Agriculture venture capital firm Greenrock is fundraising for a $10 million fund to invest into protected cultivation farming projects in India.
The fund, Green Rock Ventures, will provide overseas investors with rare exposure to India’s agricultural land market; foreign ownership of farmland is prohibited but the ownership of greenhouses and corresponding land is not.
The fund will offer investment returns based on the production of fruit and vegetables, but there is also a real estate play, according to Jozef Bardik, Greenrock’s managing director.
“There are tight guidelines on foreign land ownership but ultimately, if you want to put up a greenhouse, you are allowed to own the land below it in some Indian states,” he said. “Greenhouses are the only way to get access to agricultural land in India and we think our project will have double bottom line return both from agriculture and land appreciation, while also having a social impact on the local communities which we support.”
The fund has already invested $1 million from angel investors and expects to close on $10 million by the end of the year.
And the firm itself, a joint venture between Indian agricultural enterprise Hosachiguru and Slovakian venture firm Werbau, has raised $4 million to start investing in its first pilot farm, build up the organisation’s capabilities and purchase operational machinery supplies such as cold storage. That round was raised from Werbau, US venture capital firm Anthropic and individuals from India and the EU that will own direct stakes in the initial projects.

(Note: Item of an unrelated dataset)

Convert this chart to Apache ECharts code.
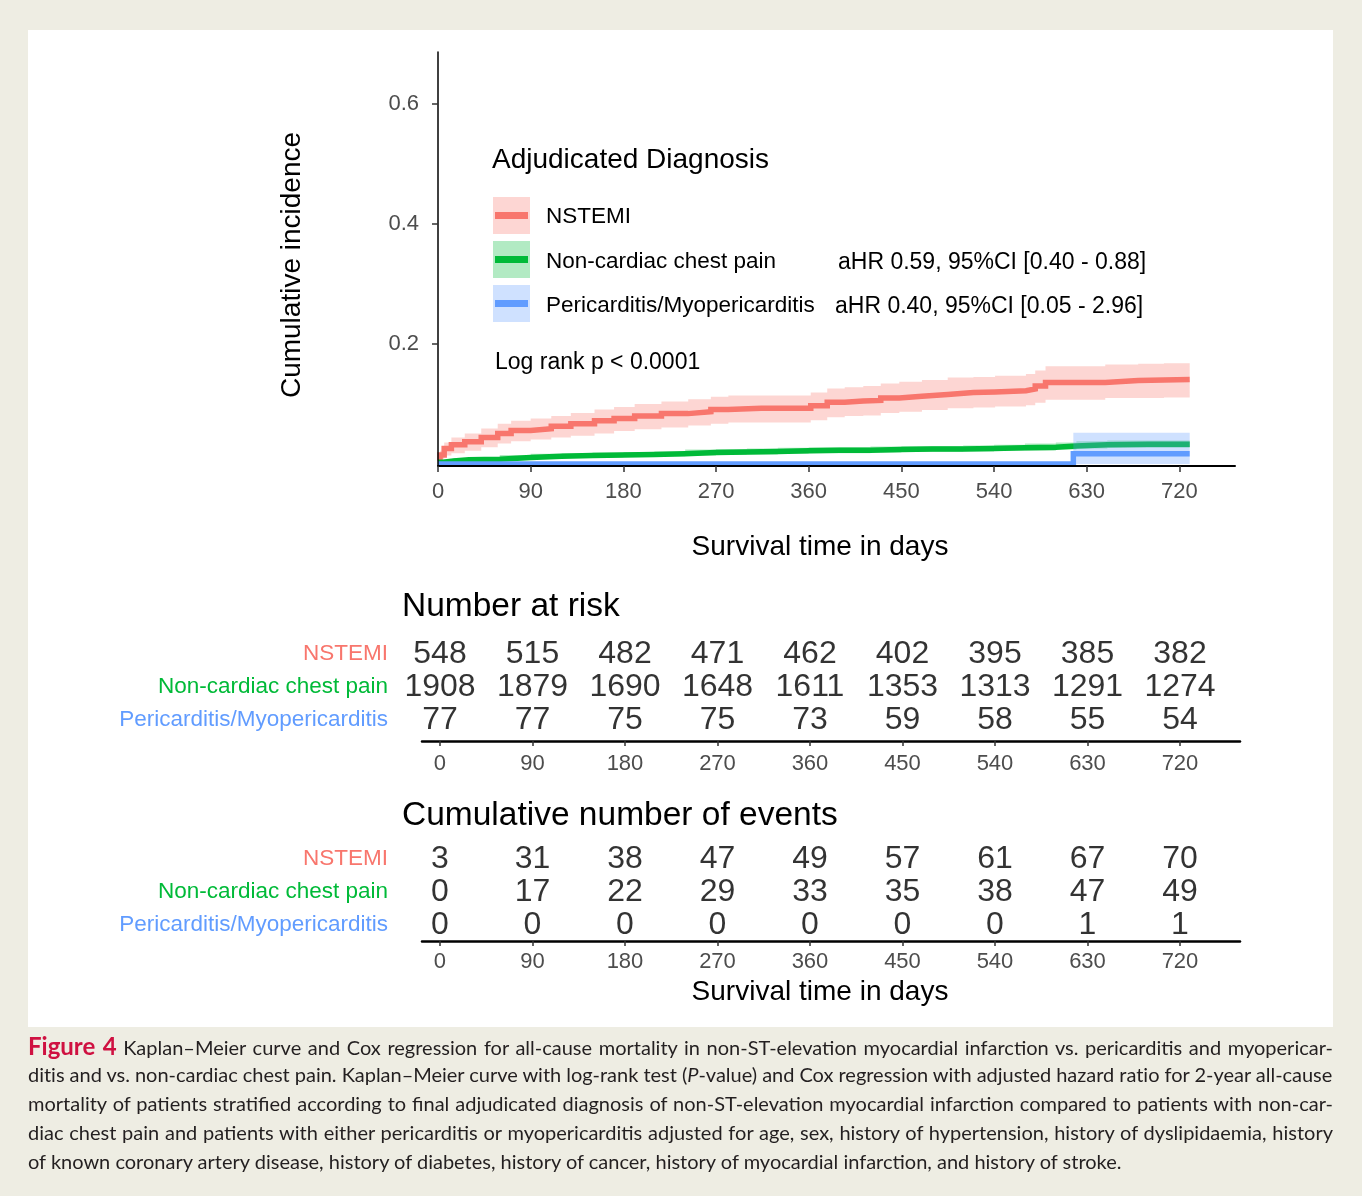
<!DOCTYPE html>
<html><head><meta charset="utf-8">
<script src="https://cdn.jsdelivr.net/npm/echarts@6/dist/echarts.min.js"></script>
<style>
html,body{margin:0;padding:0;background:#eeede3;width:1362px;height:1196px;overflow:hidden;}
#panel{position:absolute;left:28px;top:30px;width:1305px;height:997px;background:#fff;}
#chart{position:absolute;left:0;top:0;width:1362px;height:1196px;}
#caption{position:absolute;left:28px;top:1031px;width:1305px;font-family:Lato,'Open Sans',sans-serif;font-size:20px;color:#231f20;}
#caption .ln{display:block;height:29px;line-height:29px;white-space:nowrap;}
#caption .ln span.in{display:inline-block;}
.fig{color:#cf1141;font-weight:bold;font-size:24px;}
</style></head>
<body>
<div id="panel"></div>
<div id="chart"></div>
<div id="caption">
<div class="ln"><span class="in"><span class="fig">Figure 4</span> Kaplan–Meier curve and Cox regression for all-cause mortality in non-ST-elevation myocardial infarction vs. pericarditis and myopericar-</span></div>
<div class="ln"><span class="in">ditis and vs. non-cardiac chest pain. Kaplan–Meier curve with log-rank test (<i>P</i>-value) and Cox regression with adjusted hazard ratio for 2-year all-cause</span></div>
<div class="ln"><span class="in">mortality of patients stratified according to final adjudicated diagnosis of non-ST-elevation myocardial infarction compared to patients with non-car-</span></div>
<div class="ln"><span class="in">diac chest pain and patients with either pericarditis or myopericarditis adjusted for age, sex, history of hypertension, history of dyslipidaemia, history</span></div>
<div class="ln last"><span class="in">of known coronary artery disease, history of diabetes, history of cancer, history of myocardial infarction, and history of stroke.</span></div>
</div>
<script>
// ---------- data ----------
const groups = ['NSTEMI', 'Non-cardiac chest pain', 'Pericarditis/Myopericarditis'];
const xTicks = [0, 90, 180, 270, 360, 450, 540, 630, 720];
const yTicks = [0.2, 0.4, 0.6];
const tableDays = [0, 90, 180, 270, 360, 450, 540, 630, 720];

const nstemiDays  = [0, 2, 6, 13, 26, 42, 58, 71, 90, 110, 129, 152, 171, 191, 217, 243, 265, 282, 314, 346, 362, 378, 395, 413, 430, 448, 470, 495, 520, 541, 571, 580, 590, 628, 648, 680, 705, 730];
const nstemiInc   = [0.006, 0.015, 0.026, 0.032, 0.037, 0.044, 0.051, 0.056, 0.059, 0.063, 0.067, 0.072, 0.076, 0.080, 0.084, 0.087, 0.091, 0.093, 0.093, 0.093, 0.097, 0.103, 0.105, 0.106, 0.110, 0.113, 0.116, 0.119, 0.120, 0.122, 0.125, 0.130, 0.136, 0.136, 0.139, 0.140, 0.141, 0.141];
const nstemiLower = [0.003, 0.008, 0.014, 0.018, 0.022, 0.028, 0.034, 0.038, 0.041, 0.044, 0.047, 0.051, 0.055, 0.058, 0.061, 0.064, 0.067, 0.069, 0.069, 0.069, 0.073, 0.078, 0.080, 0.081, 0.085, 0.087, 0.090, 0.093, 0.094, 0.096, 0.098, 0.102, 0.107, 0.107, 0.110, 0.110, 0.111, 0.111];
const nstemiUpper = [0.010, 0.022, 0.036, 0.044, 0.051, 0.059, 0.067, 0.072, 0.076, 0.080, 0.085, 0.091, 0.095, 0.100, 0.104, 0.108, 0.112, 0.114, 0.114, 0.114, 0.119, 0.126, 0.128, 0.130, 0.134, 0.137, 0.140, 0.144, 0.145, 0.147, 0.150, 0.156, 0.163, 0.163, 0.166, 0.167, 0.168, 0.168];

const ncpDays  = [0, 5, 15, 30, 60, 90, 120, 150, 180, 210, 240, 270, 300, 330, 360, 390, 420, 450, 480, 510, 540, 570, 600, 620, 650, 690, 730];
const ncpInc   = [0.003, 0.005, 0.007, 0.008, 0.011, 0.013, 0.014, 0.015, 0.016, 0.017, 0.019, 0.020, 0.021, 0.022, 0.023, 0.023, 0.024, 0.025, 0.025, 0.026, 0.027, 0.028, 0.030, 0.032, 0.033, 0.033, 0.034];
const ncpLower = [0.001, 0.003, 0.004, 0.005, 0.007, 0.009, 0.010, 0.011, 0.012, 0.013, 0.014, 0.015, 0.016, 0.017, 0.018, 0.018, 0.019, 0.020, 0.020, 0.021, 0.022, 0.022, 0.024, 0.026, 0.027, 0.027, 0.028];
const ncpUpper = [0.005, 0.007, 0.010, 0.011, 0.015, 0.017, 0.018, 0.019, 0.020, 0.021, 0.024, 0.025, 0.026, 0.027, 0.028, 0.028, 0.029, 0.030, 0.030, 0.031, 0.032, 0.034, 0.036, 0.038, 0.039, 0.039, 0.040];

const periDays  = [0, 617, 730];
const periInc   = [0, 0.017, 0.017];
const periLower = [0, 0, 0];
const periUpper = [0, 0.052, 0.052];

const riskNstemi = [548, 515, 482, 471, 462, 402, 395, 385, 382];
const riskNcp    = [1908, 1879, 1690, 1648, 1611, 1353, 1313, 1291, 1274];
const riskPeri   = [77, 77, 75, 75, 73, 59, 58, 55, 54];
const evNstemi   = [3, 31, 38, 47, 49, 57, 61, 67, 70];
const evNcp      = [0, 17, 22, 29, 33, 35, 38, 47, 49];
const evPeri     = [0, 0, 0, 0, 0, 0, 0, 1, 1];

// ---------- styles ----------
const FONT = "'Liberation Sans', Arial, Helvetica, sans-serif";
const lineCol = ['#f8766d', '#00ba38', '#619cff'];
const bandCol = ['rgba(248,118,109,0.3)', 'rgba(0,186,56,0.3)', 'rgba(97,156,255,0.3)'];

function bandSeries(days, lower, upper, color, z) {
  return {
    type: 'custom', xAxisIndex: 0, yAxisIndex: 0, z: z, silent: true, clip: true,
    data: [[days[0], lower[0]]],
    renderItem: function (params, api) {
      const pts = [];
      const n = days.length;
      for (let i = 0; i < n; i++) {
        const nx = i < n - 1 ? days[i + 1] : days[i];
        pts.push(api.coord([days[i], upper[i]]));
        pts.push(api.coord([nx, upper[i]]));
      }
      for (let i = n - 1; i >= 0; i--) {
        const nx = i < n - 1 ? days[i + 1] : days[i];
        pts.push(api.coord([nx, lower[i]]));
        pts.push(api.coord([days[i], lower[i]]));
      }
      return { type: 'polygon', shape: { points: pts }, style: { fill: color } };
    }
  };
}
function lineSeries(days, vals, color, z) {
  return {
    type: 'line', xAxisIndex: 0, yAxisIndex: 0, step: 'end', z: z, silent: true,
    showSymbol: false, symbol: 'none',
    lineStyle: { color: color, width: 5.5, cap: 'butt', join: 'miter' },
    data: days.map((d, i) => [d, vals[i]])
  };
}
function tableSeries(counts, row, xi) {
  return {
    type: 'scatter', xAxisIndex: xi, yAxisIndex: xi, silent: true, symbolSize: 1,
    itemStyle: { color: 'rgba(0,0,0,0)' },
    label: { show: true, position: 'inside', formatter: p => String(p.value[2]),
      fontSize: 32, color: '#000', fontFamily: FONT },
    data: counts.map((c, i) => [tableDays[i], row, c])
  };
}
function txt(text, x, y, size, opts) {
  opts = opts || {};
  return {
    type: 'text', x: x, y: y, rotation: opts.rotation || 0, z: 100,
    style: {
      text: text, fill: opts.color || '#000', fontSize: size, fontFamily: FONT,
      align: opts.align || 'left', textAlign: opts.align || 'left',
      verticalAlign: 'middle', textVerticalAlign: 'middle'
    }
  };
}
function key(y, i) {
  return [
    { type: 'rect', shape: { x: 493, y: y, width: 37, height: 37 }, style: { fill: bandCol[i] }, z: 100 },
    { type: 'rect', shape: { x: 495, y: y + 18.5 - 3.5, width: 33, height: 7 }, style: { fill: lineCol[i] }, z: 101 }
  ];
}

const tableXAxis = (gi, margin) => ({
  type: 'value', gridIndex: gi, min: -17.5, max: 778.4,
  axisLine: { onZero: false, lineStyle: { color: '#000', width: 2.5 } },
  axisTick: { show: true, customValues: tableDays, length: 5, lineStyle: { color: '#333', width: 1.5 } },
  axisLabel: { customValues: tableDays, color: '#4d4d4d', fontSize: 22, fontFamily: FONT, margin: margin },
  splitLine: { show: false }
});
const tableYAxis = (gi, min) => ({
  type: 'value', gridIndex: gi, min: min, max: 2.6,
  axisLine: { show: false }, axisTick: { show: false }, splitLine: { show: false },
  axisLabel: { customValues: [0, 1, 2], formatter: v => groups[2 - Math.round(Number(v))],
    color: v => lineCol[2 - Math.round(Number(v))], fontSize: 22.5, fontFamily: FONT, margin: 34 }
});

const option = {
  backgroundColor: 'transparent',
  animation: false,
  grid: [
    { left: 438, top: 52, width: 797, height: 414 },
    { left: 422, top: 741 - 3.24 * 33, width: 818, height: 3.24 * 33 },
    { left: 422, top: 941 - 3.09 * 33, width: 818, height: 3.09 * 33 }
  ],
  xAxis: [
    { type: 'value', gridIndex: 0, min: 0, max: 774,
      axisLine: { onZero: false, lineStyle: { color: '#000', width: 2 } },
      axisTick: { show: true, customValues: xTicks, length: 6, lineStyle: { color: '#333', width: 1.5 } },
      axisLabel: { customValues: xTicks, color: '#4d4d4d', fontSize: 22, fontFamily: FONT, margin: 15 },
      splitLine: { show: false }, z: 10 },
    tableXAxis(1, 12),
    tableXAxis(2, 10)
  ],
  yAxis: [
    { type: 'value', gridIndex: 0, min: -0.0033, max: 0.6867,
      axisLine: { show: true, onZero: false, lineStyle: { color: '#000', width: 1.5 } },
      axisTick: { show: true, customValues: yTicks, length: 6, lineStyle: { color: '#333', width: 1.5 } },
      axisLabel: { customValues: yTicks, formatter: v => Number(v).toFixed(1), color: '#4d4d4d', fontSize: 22, fontFamily: FONT, margin: 19 },
      splitLine: { show: false }, z: 10 },
    tableYAxis(1, -0.64),
    tableYAxis(2, -0.49)
  ],
  series: [
    bandSeries(nstemiDays, nstemiLower, nstemiUpper, bandCol[0], 1),
    lineSeries(nstemiDays, nstemiInc, lineCol[0], 2),
    bandSeries(ncpDays, ncpLower, ncpUpper, bandCol[1], 3),
    lineSeries(ncpDays, ncpInc, lineCol[1], 4),
    bandSeries(periDays, periLower, periUpper, bandCol[2], 5),
    lineSeries(periDays, periInc, lineCol[2], 6),
    tableSeries(riskNstemi, 2, 1), tableSeries(riskNcp, 1, 1), tableSeries(riskPeri, 0, 1),
    tableSeries(evNstemi, 2, 2), tableSeries(evNcp, 1, 2), tableSeries(evPeri, 0, 2)
  ],
  graphic: [].concat(
    [
      txt('Cumulative incidence', 292, 265, 28, { rotation: Math.PI / 2, align: 'center' }),
      txt('Survival time in days', 820, 547, 28, { align: 'center' }),
      txt('Adjudicated Diagnosis', 492, 160, 28),
      txt(groups[0], 546, 217, 22.5),
      txt(groups[1], 546, 262, 22.5),
      txt(groups[2], 546, 306, 22.5),
      txt('aHR 0.59, 95%CI [0.40 - 0.88]', 838, 263, 23),
      txt('aHR 0.40, 95%CI [0.05 - 2.96]', 835, 307, 23),
      txt('Log rank p < 0.0001', 495, 363, 23),
      txt('Number at risk', 402, 607, 33.5),
      txt('Cumulative number of events', 402, 816, 33.5),
      txt('Survival time in days', 820, 992, 28, { align: 'center' })
    ],
    key(197, 0), key(241, 1), key(285, 2)
  )
};
const chart = echarts.init(document.getElementById('chart'), null, { renderer: 'canvas' });
chart.setOption(option);

// justify caption lines
(function () {
  const target = 1305;
  const lines = document.querySelectorAll('#caption .ln');
  lines.forEach((ln, idx) => {
    const sp = ln.querySelector('span.in');
    const w = sp.getBoundingClientRect().width;
    const text = sp.textContent;
    const spaces = (text.match(/ /g) || []).length;
    if (w > target) {
      sp.style.letterSpacing = ((target - w) / text.length) + 'px';
    } else if (idx < lines.length - 1 && spaces > 0) {
      sp.style.wordSpacing = ((target - w) / spaces) + 'px';
    }
  });
})();
</script>
</body></html>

This group of investors owns a special purpose vehicle holding around five acres of land and greenhouses. But the firm is now preparing the due diligence and legal framework to launch a fund, according to Bardik.
On the first farm, Green Rock is expecting gross returns of around 20 percent to 25 percent from agricultural production with more upside from real estate on top. But for other projects the company does not want to predict target net returns for investors of more than 15 percent as the macroeconomic environment looks set for some stabilisation in the Indian economy which could impact yields if inflation falls, said Bardik.